In its most accepted usage of the concept, economic integration entails the bringing together of countries into, de minimis, a free trade area, a state of affairs that can only be achieved through the elimination of all impediments to trade between these countries (Balassa 1961). The experience of the EU epitomizes a level of deep economic integration when compared with other cases such as the ASEAN for example. Trade and investment have undoubtedly been important drivers of the (mostly successful) economic integration in Europe since the signing of the Treaty of Rome in 1957. Yet, the occurrence of the 2008 GFC questions what was thought to be an acquis; the crisis has indeed revealed that the extant type of economic integration through trade and investment (in particular financial investment) in the EU is far from being robust. It might therefore be timely to question the pertinence of what can be called a ‘sustainable’ form of economic integration, or a type of economic integration that is able to withstand major macroeconomic shocks such as a financial crisis.
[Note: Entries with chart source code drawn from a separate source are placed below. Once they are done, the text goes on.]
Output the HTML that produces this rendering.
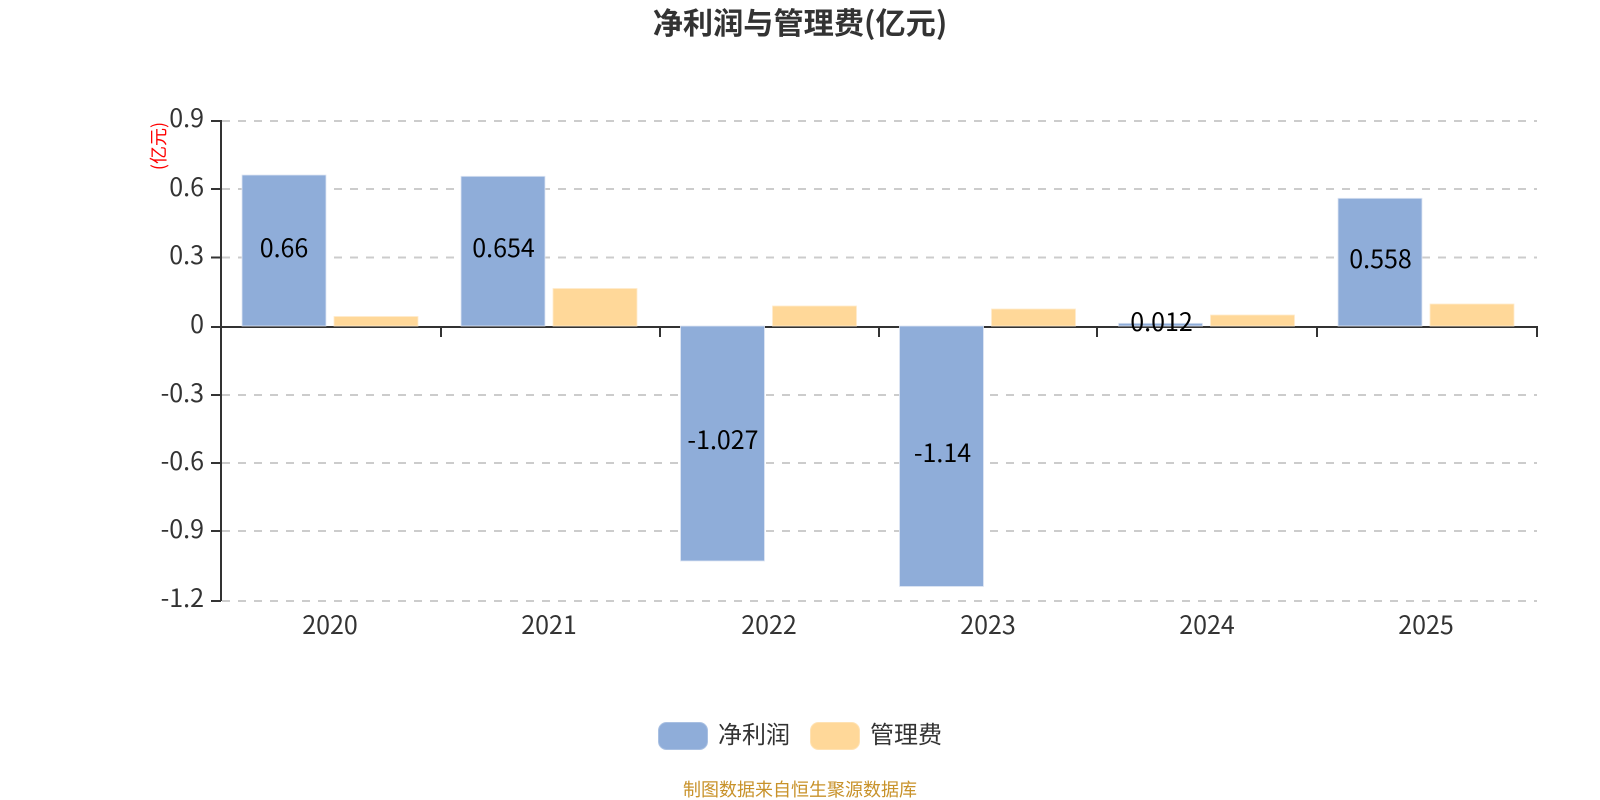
<!DOCTYPE html>
<html lang="zh"><head><meta charset="utf-8"><title>净利润与管理费</title>
<style>html,body{margin:0;padding:0;background:#fff;width:1600px;height:800px;overflow:hidden}svg{display:block}text{font-family:"Liberation Sans","Noto Sans CJK SC",sans-serif}.n{font-family:"Noto Sans CJK SC","Liberation Sans",sans-serif}</style></head>
<body>
<svg width="1600" height="800" viewBox="0 0 1600 800" xmlns="http://www.w3.org/2000/svg">
<rect width="1600" height="800" fill="#fff"/>
<text class="n" x="800" y="34" text-anchor="middle" font-size="30.200" font-weight="700" fill="#333">净利润与管理费(亿元)</text>
<g stroke="#ccc" stroke-width="2" stroke-dasharray="8 8" fill="none">
<path d="M222 121H1537M222 189H1537M222 257.500H1537M222 395H1537M222 463H1537M222 531H1537M222 601H1537"/>
</g>
<g stroke="#333" stroke-width="2" fill="none">
<path d="M221 120V601"/>
<path d="M211 121H221M211 189H221M211 257.500H221M211 327H221M211 395H221M211 463H221M211 531H221M211 601H221"/>
<path d="M211 327H1538"/>
<path d="M441 327V337M660 327V337M879 327V337M1097 327V337M1317 327V337M1537 327V337"/>
</g>
<g fill="#8fadd9" stroke="#dfe7f4" stroke-width="0.800">
<rect x="242" y="175" width="84" height="151"/>
<rect x="461" y="176.300" width="84" height="149.700"/>
<rect x="680.500" y="326" width="84" height="235"/>
<rect x="899.500" y="326" width="84" height="260.500"/>
<rect x="1118.500" y="323.300" width="84" height="2.700"/>
<rect x="1338" y="198.300" width="84" height="127.700"/>
</g>
<g fill="#ffd899" stroke="#ffeccd" stroke-width="0.800">
<rect x="334" y="316.500" width="84" height="9.500"/>
<rect x="553" y="288.500" width="84" height="37.500"/>
<rect x="772.500" y="306" width="84" height="20"/>
<rect x="991.500" y="309" width="84" height="17"/>
<rect x="1210.500" y="315" width="84" height="11"/>
<rect x="1430" y="304" width="84" height="22"/>
</g>
<g class="n" font-size="25" fill="#333" text-anchor="end">
<text class="n" x="204" y="127">0.9</text>
<text class="n" x="204" y="196">0.6</text>
<text class="n" x="204" y="264">0.3</text>
<text class="n" x="204" y="333">0</text>
<text class="n" x="204" y="402">-0.3</text>
<text class="n" x="204" y="470">-0.6</text>
<text class="n" x="204" y="538">-0.9</text>
<text class="n" x="204" y="607">-1.2</text>
</g>
<g font-size="25" fill="#333" text-anchor="middle">
<text class="n" x="330" y="634">2020</text>
<text class="n" x="549" y="634">2021</text>
<text class="n" x="769" y="634">2022</text>
<text class="n" x="988" y="634">2023</text>
<text class="n" x="1207" y="634">2024</text>
<text class="n" x="1426" y="634">2025</text>
</g>
<g font-size="25" fill="#000" text-anchor="middle">
<text class="n" x="284" y="257">0.66</text>
<text class="n" x="503.500" y="257">0.654</text>
<text class="n" x="723" y="449">-1.027</text>
<text class="n" x="942.500" y="462">-1.14</text>
<text class="n" x="1161.500" y="331">0.012</text>
<text class="n" x="1380.500" y="268">0.558</text>
</g>
<text class="n" transform="translate(165 146) rotate(-90)" font-size="18" fill="#f00" text-anchor="middle">(亿元)</text>
<rect x="658.500" y="722.500" width="49" height="27" rx="8" fill="#8fadd9" stroke="#a9c0e2"/>
<text class="n" x="718" y="743" font-size="24" fill="#333">净利润</text>
<rect x="810.500" y="722.500" width="49" height="27" rx="8" fill="#ffd899" stroke="#ffe2b3"/>
<text class="n" x="870" y="743" font-size="24" fill="#333">管理费</text>
<text class="n" x="800" y="796" font-size="18" fill="#c8922a" text-anchor="middle">制图数据来自恒生聚源数据库</text>
</svg>
</body></html>
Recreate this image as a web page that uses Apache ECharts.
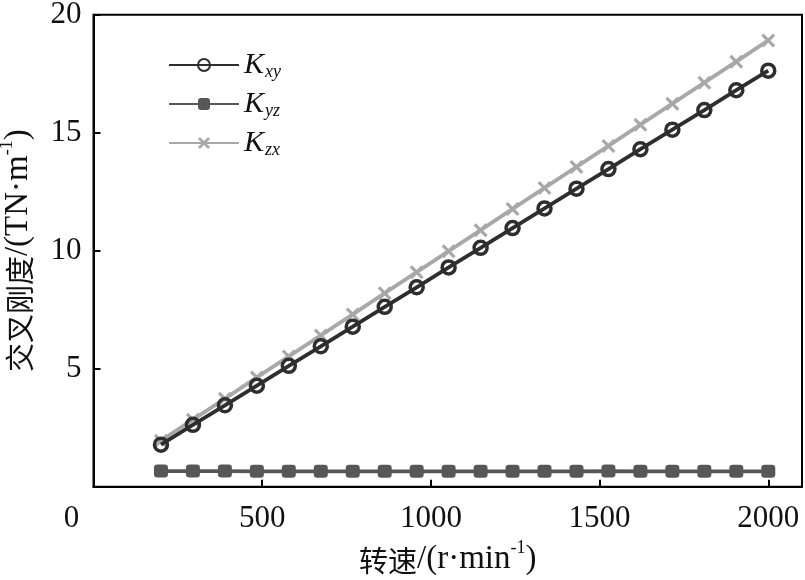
<!DOCTYPE html>
<html>
<head>
<meta charset="utf-8">
<script src="https://cdn.jsdelivr.net/npm/echarts@6/dist/echarts.min.js"></script>
<style>html,body{margin:0;padding:0;background:#fff}#c{width:805px;height:580px}</style>
</head>
<body>
<div id="c"></div>
<script>
// speeds (r/min)
const speeds = [200, 294.7, 389.5, 484.2, 578.9, 673.7, 768.4, 863.2, 957.9, 1052.6, 1147.4, 1242.1, 1336.8, 1431.6, 1526.3, 1621.1, 1715.8, 1810.5, 1905.3, 2000];
// cross stiffness values (TN/m)
const Kxy = [1.78, 2.62, 3.45, 4.28, 5.12, 5.95, 6.78, 7.62, 8.45, 9.29, 10.12, 10.96, 11.79, 12.63, 13.46, 14.30, 15.13, 15.96, 16.80, 17.63];
const Kyz = [0.66, 0.66, 0.66, 0.65, 0.65, 0.65, 0.65, 0.65, 0.65, 0.65, 0.65, 0.65, 0.65, 0.65, 0.66, 0.65, 0.65, 0.65, 0.65, 0.65];
const Kzx = [1.95, 2.84, 3.73, 4.63, 5.52, 6.41, 7.30, 8.20, 9.09, 9.98, 10.87, 11.77, 12.66, 13.55, 14.44, 15.34, 16.23, 17.12, 18.01, 18.91];
const seriesNames = ['Kxy', 'Kyz', 'Kzx'];
const subs = {Kxy: 'xy', Kyz: 'yz', Kzx: 'zx'};
const xTicks = [0, 500, 1000, 1500, 2000];
const yTicks = [0, 5, 10, 15, 20];

const serif = '"Liberation Serif", "Times New Roman", serif';
const cjk = '"Noto Sans CJK SC", sans-serif';
const xPath = 'path://M0,1.6 L1.6,0 L5,3.4 L8.4,0 L10,1.6 L6.6,5 L10,8.4 L8.4,10 L5,6.6 L1.6,10 L0,8.4 L3.4,5 Z';

const nameRich = {
  c: {fontFamily: cjk, fontSize: 29, color: '#111', lineHeight: 36, verticalAlign: 'bottom'},
  a: {fontFamily: serif, fontSize: 33, color: '#111', lineHeight: 36, verticalAlign: 'bottom'},
  p: {fontFamily: serif, fontSize: 18, color: '#111', lineHeight: 36, verticalAlign: 'top', padding: [0, 0, 10, 0]}
};

const pair = (xs, ys) => xs.map((x, i) => [x, ys[i]]);
const chart = echarts.init(document.getElementById('c'));
chart.setOption({
  backgroundColor: '#fff',
  animation: false,
  grid: {left: 93.5, right: 3, top: 14.7, bottom: 93.3, outerBoundsMode: 'none', containLabel: false,
         show: true, borderColor: '#000', borderWidth: 2, backgroundColor: 'transparent'},
  legend: {
    left: 163, top: 40, orient: 'vertical', itemWidth: 70, itemHeight: 15, itemGap: 3,
    formatter: n => '{k|K}{s|' + subs[n] + '}',
    textStyle: {
      rich: {
        k: {fontFamily: serif, fontStyle: 'italic', fontSize: 30, color: '#111', lineHeight: 32, verticalAlign: 'middle'},
        s: {fontFamily: serif, fontStyle: 'italic', fontSize: 18, color: '#111', lineHeight: 32, padding: [18, 0, 0, 1], verticalAlign: 'bottom'}
      }
    },
    data: seriesNames
  },
  xAxis: {
    type: 'value', min: xTicks[0], max: 2100, interval: 500,
    axisLine: {lineStyle: {color: '#000', width: 2}},
    axisTick: {inside: true, length: 7, lineStyle: {color: '#000', width: 2}},
    splitLine: {show: false},
    axisLabel: {
      margin: 17, color: '#111', fontFamily: serif, fontSize: 31,
      showMaxLabel: false,
      formatter: v => v === 0 ? '{z|0}' : String(v),
      rich: {z: {fontFamily: serif, fontSize: 31, color: '#111', padding: [0, 44, 0, 0]}}
    },
    name: '{c|转速}{a|/(r·min}{p|-1}{a|)}', nameLocation: 'middle', nameGap: 50,
    nameTextStyle: {rich: nameRich}
  },
  yAxis: {
    type: 'value', min: yTicks[0], max: yTicks[yTicks.length - 1], interval: 5,
    axisLine: {lineStyle: {color: '#000', width: 2}},
    axisTick: {inside: true, length: 7, lineStyle: {color: '#000', width: 2}},
    splitLine: {show: false},
    axisLabel: {margin: 12, color: '#111', fontFamily: serif, fontSize: 31, showMinLabel: false},
    name: '{c|交叉刚度}{a|/(TN·m}{p|-1}{a|)}', nameLocation: 'middle', nameGap: 59, nameRotate: 90,
    nameTextStyle: {rich: nameRich}
  },
  series: [
    {name: 'Kxy', type: 'line', data: pair(speeds, Kxy), symbol: 'circle', symbolSize: 13,
     lineStyle: {color: '#2e2e2e', width: 3.8},
     itemStyle: {color: 'rgba(255,255,255,0)', borderColor: '#2e2e2e', borderWidth: 3.5}, z: 4},
    {name: 'Kyz', type: 'line', data: pair(speeds, Kyz), symbol: 'roundRect', symbolSize: [14, 13],
     lineStyle: {color: '#575757', width: 3.8},
     itemStyle: {color: '#575757', borderColor: '#575757', borderWidth: 0}, z: 3},
    {name: 'Kzx', type: 'line', data: pair(speeds, Kzx), symbol: xPath, symbolSize: 14,
     lineStyle: {color: '#a8a8a8', width: 3.8},
     itemStyle: {color: '#a8a8a8'}, z: 2}
  ]
});
</script>
</body>
</html>
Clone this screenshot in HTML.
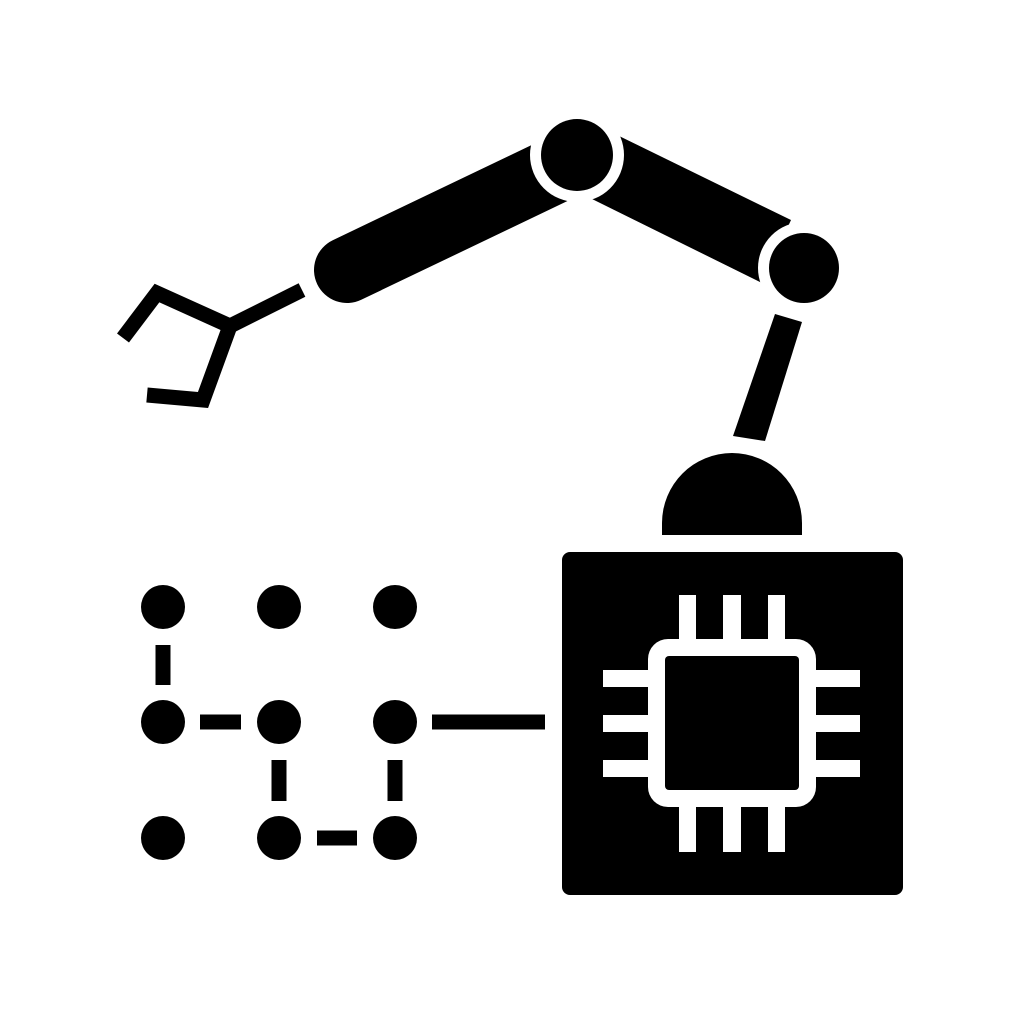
<!DOCTYPE html>
<html><head><style>html,body{margin:0;padding:0;background:#fff}svg{display:block}</style></head>
<body>
<svg width="1024" height="1024" viewBox="0 0 1024 1024" xmlns="http://www.w3.org/2000/svg">
<rect width="1024" height="1024" fill="#fff"/>
<line x1="347" y1="270" x2="560" y2="168" stroke="#000" stroke-width="66" stroke-linecap="round"/>
<polygon points="615,134 791,220 762,283 590,198" fill="#000"/>
<polygon points="775,314 802,322 765,441 733,436" fill="#000"/>
<circle cx="577" cy="155" r="47" fill="#fff"/>
<circle cx="577" cy="155" r="36" fill="#000"/>
<circle cx="804" cy="268" r="46" fill="#fff"/>
<circle cx="804" cy="268" r="35" fill="#000"/>
<line x1="302" y1="290" x2="230" y2="326" stroke="#000" stroke-width="15"/>
<polyline points="123,338 157,293 230,326 203,400 147,395" fill="none" stroke="#000" stroke-width="15" stroke-linejoin="miter"/>
<path d="M662,535 L662,523 A70,70 0 0 1 802,523 L802,535 Z" fill="#000"/>
<rect x="562" y="552" width="341" height="343" rx="8" fill="#000"/>
<rect x="648" y="639" width="168" height="168" rx="20" fill="#fff"/>
<rect x="665" y="656" width="134" height="134" rx="4" fill="#000"/>
<g fill="#fff">
<rect x="679" y="595" width="17" height="46"/><rect x="723" y="595" width="18" height="46"/><rect x="768" y="595" width="17" height="46"/>
<rect x="679" y="805" width="17" height="47"/><rect x="723" y="805" width="18" height="47"/><rect x="768" y="805" width="17" height="47"/>
<rect x="603" y="670" width="47" height="17"/><rect x="603" y="715" width="47" height="17"/><rect x="603" y="760" width="47" height="17"/>
<rect x="814" y="670" width="46" height="17"/><rect x="814" y="715" width="46" height="17"/><rect x="814" y="760" width="46" height="17"/>
</g>
<g fill="#000">
<circle cx="163" cy="607" r="22"/><circle cx="279" cy="607" r="22"/><circle cx="395" cy="607" r="22"/>
<circle cx="163" cy="722" r="22"/><circle cx="279" cy="722" r="22"/><circle cx="395" cy="722" r="22"/>
<circle cx="163" cy="838" r="22"/><circle cx="279" cy="838" r="22"/><circle cx="395" cy="838" r="22"/>
</g>
<g stroke="#000" stroke-width="15">
<line x1="163" y1="645" x2="163" y2="685"/>
<line x1="200" y1="722" x2="241" y2="722"/>
<line x1="279" y1="760" x2="279" y2="801"/>
<line x1="317" y1="838" x2="357" y2="838"/>
<line x1="395" y1="760" x2="395" y2="801"/>
<line x1="432" y1="722" x2="545" y2="722"/>
</g>
</svg>
</body></html>
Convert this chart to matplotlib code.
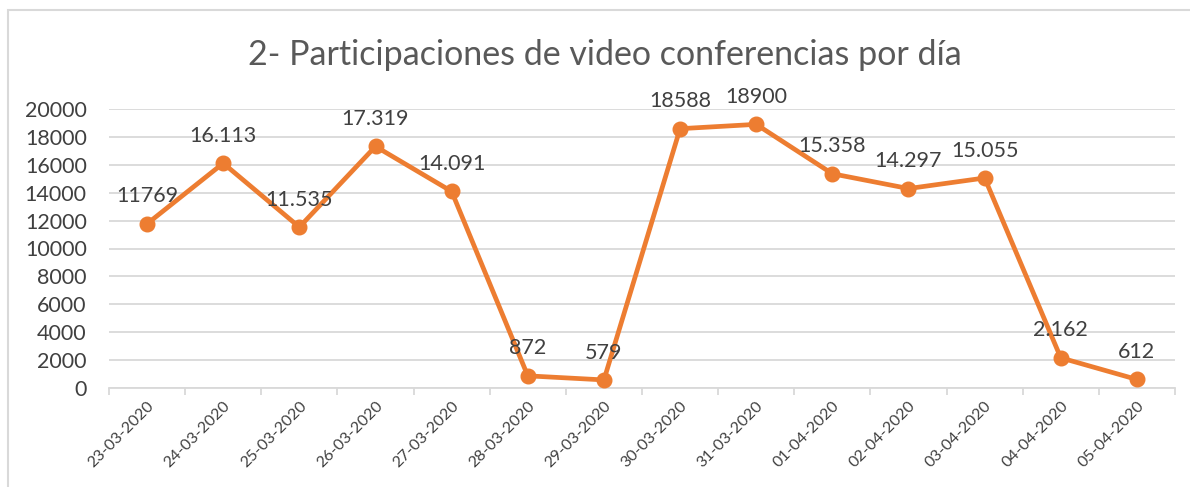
import matplotlib
matplotlib.use('Agg')
import matplotlib.pyplot as plt
from matplotlib.patches import Rectangle

ORANGE = "#ED7D31"
TEXT = "#404040"
GRID = "#D9D9D9"

plt.rcParams['font.family'] = ['Lato', 'DejaVu Sans']

# ── Datos ─────────────────────────────────────────────────────────────────────
fechas = ['23-03-2020', '24-03-2020', '25-03-2020', '26-03-2020', '27-03-2020',
          '28-03-2020', '29-03-2020', '30-03-2020', '31-03-2020', '01-04-2020',
          '02-04-2020', '03-04-2020', '04-04-2020', '05-04-2020']
participaciones = [11769, 16113, 11535, 17319, 14091, 872, 579,
                   18588, 18900, 15358, 14297, 15055, 2162, 612]
etiquetas = ['11769', '16.113', '11.535', '17.319', '14.091', '872', '579',
             '18588', '18900', '15.358', '14.297', '15.055', '2.162', '612']
yticks = list(range(0, 20001, 2000))

# ── Figura ────────────────────────────────────────────────────────────────────
fig = plt.figure(figsize=(11.9, 4.87), dpi=100)
ax = fig.add_axes([109 / 1190, 1 - 388 / 487, (1175 - 109) / 1190, (388 - 109) / 487])

# marco del gráfico (sólo se ven el borde izquierdo y el superior)
fig.patches.append(Rectangle((8 / 1190, -0.1), 1.2, 1 - 10 / 487 + 0.1,
                             transform=fig.transFigure, fill=False,
                             edgecolor=GRID, lw=1.5))

x = list(range(len(fechas)))
ax.plot(x, participaciones, color=ORANGE, lw=3.4, marker='o', ms=10.5,
        zorder=3, solid_capstyle='round')
for xi, v, lab in zip(x, participaciones, etiquetas):
    ax.annotate(lab, (xi, v), xytext=(0, 12.5), textcoords='offset points',
                ha='center', va='bottom', fontsize=15.5, color=TEXT, zorder=4)

ax.set_xlim(-0.5, len(fechas) - 0.5)
ax.set_ylim(0, 20000)
ax.set_yticks(yticks)
ax.set_yticklabels([str(t) for t in yticks], fontsize=15.5, color=TEXT)
ax.yaxis.grid(True, color=GRID, lw=1.3)
ax.set_axisbelow(True)
ax.tick_params(axis='y', length=0, pad=16)

ax.set_xticks(x)
ax.set_xticklabels(fechas, rotation=45, ha='right', rotation_mode='anchor',
                   fontsize=11.5, color=TEXT)
ax.set_xticks([i - 0.5 for i in range(len(fechas) + 1)], minor=True)
ax.tick_params(axis='x', which='major', length=0, pad=8)
ax.tick_params(axis='x', which='minor', length=5, color=GRID, width=1.3)

for s in ['top', 'right', 'left']:
    ax.spines[s].set_visible(False)
ax.spines['bottom'].set_color(GRID)
ax.spines['bottom'].set_linewidth(1.3)

fig.text(0.508, 1 - 55 / 487, '2- Participaciones de video conferencias por día',
         ha='center', va='center', fontsize=24.5, color='#595959')

fig.savefig('out.png', dpi=100, facecolor='white')
plt.close(fig)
Starting with the comparative analysis of trade and investment links between countries as the usual drivers of economic integration, this chapter will develop this notion of ‘sustainable economic integration’. The idea is to ascertain whether only a specific type of trade and investment links, as drivers of economic integration, lead to a form of economic integration that lasts and is resilient to major economic shocks. It will therefore question the robustness of today’s economic links observable in the EU when faced with the challenges posed to them by serious macroeconomic disturbances (such as crises); as will be seen here, the study of trade and investment as drivers of ‘sustainable’ economic integration implies connecting them with the notions of both business cycle co-movement and current account imbalances at the EU level (Section 3). Before it does that, the chapter will review the types of economic integration in Asia and in Europe before and after the Second World War at these different periods of time (Section 2). The descriptive terms that best suit the pre-Second World War time-period are ‘forced’ and ‘aborted’ economic integration. It will show how the same

drivers (trade and investment) can lead to radically different types of economic integration.